According to a study by the New York Times, we spend about 95% of our day thinking about ourselves — 95%. Let that marinate for a while. Did it shock you? Okay, good, that’s what I wanted. Now, let’s continue.
Most of us are fortunate individuals; 89% of those living in Utah survive above the poverty line. This means that we probably live pretty good lives. We probably have enough food to eat and we probably have some sort of a roof over our heads. We are fortunate enough to have time to think about what we will do this weekend, or if we have time to snooze our alarms. But the 11% of individuals who live below the poverty line don’t have the luxury of thinking about such things.
Those who live below the poverty line include everyone from the homeless, to the struggling single parents with children to feed, to the addict, to the individuals living in jail. Arguably, all of these groups are important. Yes, even addicts and those incarcerated or recently released from jail.
With 95% of our thoughts being self-consumed, when do we have time to think about these minorities? The answer is clear. We don’t have much time and it’s disheartening.
As a society, most of the time we ignore these marginalized groups, because of how selfish we are. We walk by the homeless man on the street with his head held low pretending like we don’t see him. We make fun of the addict who passed out from a drug overdose on the side of the road and think, “Thank goodness that’s not me. How embarrassing.” We gossip about the abused, single mother saying, “Why couldn’t she just stick her marriage out?” And we hold our bags tightly when we are on the bus with the ex-con covered in tattoos refusing to make eye contact, praying that they don’t hurt us. Why are we so darn selfish?
I believe with everything in me that selfishness is a learned behavior. We learn from others around us and society, to have this “better than you” attitude. Oftentimes, part of our selfishness includes thinking too highly of ourselves and looking down on those less fortunate than us. Just like what I said about our perception of the addict and our, “Thank goodness that’s not me” attitude. As a society we have become disgusting and heartless this way.
I want to challenge you to start to take notice of these marginalized groups. Even if all you can do is smile at someone less fortunate than you. Spend 1% more of the 5% of the time you think about others during the day caring for someone.
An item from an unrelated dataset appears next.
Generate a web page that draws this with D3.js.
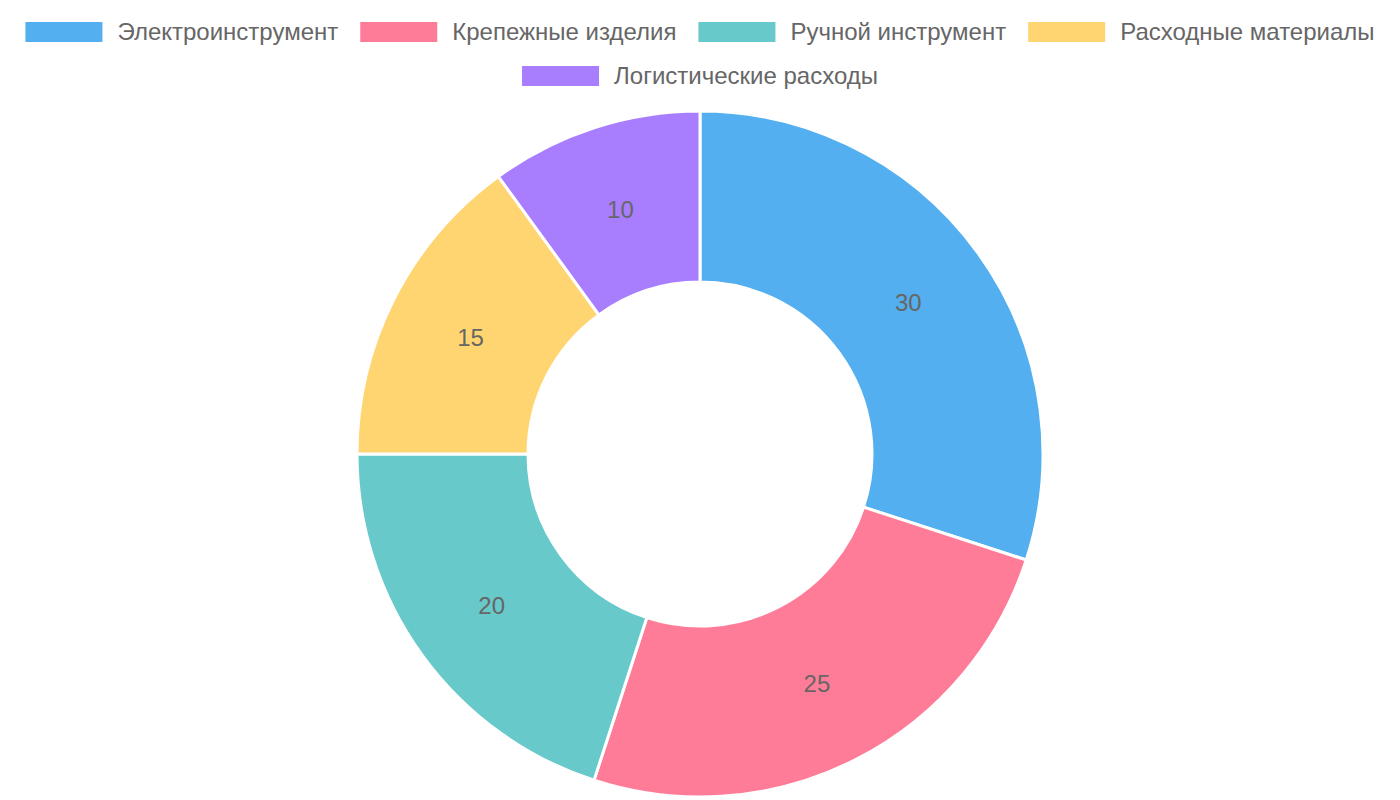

It’s not easy but it will be worth it in the end.
“We don’t need to have deep pockets to be rich to help the needy, the poor, and the hungry. We need to have a heart,” said Kevin Dcruz.
What percentage of our thoughts need to be about others for us to simply have a heart? I’ll let you decide that.
If you are a Bible believing type like me, Tai Anderson, from one of my favorite Christian bands Third Day said, “You see, caring for the poor and worshipping God are not mutually exclusive. In fact, I would argue they are one in the same.”
Another quote says, “If you can’t feed 100 people, feed just one.”
I love this, because most of us don’t have the funds to feed 100 people, but what if you feed one person and that one person gets their life back on track and feeds one more? And then that person feeds another. That’s three individuals fed simply because you fed one individual. You started a chain reaction that could eventually reach 100 or more people. How cool is that? You can apply this to any type of relief you provide to the less fortunate.
I want to close by saying that you don’t have to move mountains to help those less fortunate than you. We aren’t able to end hunger or help these groups alone. We all need to do our part even if it’s a small part. Let’s just try to see change in our community first.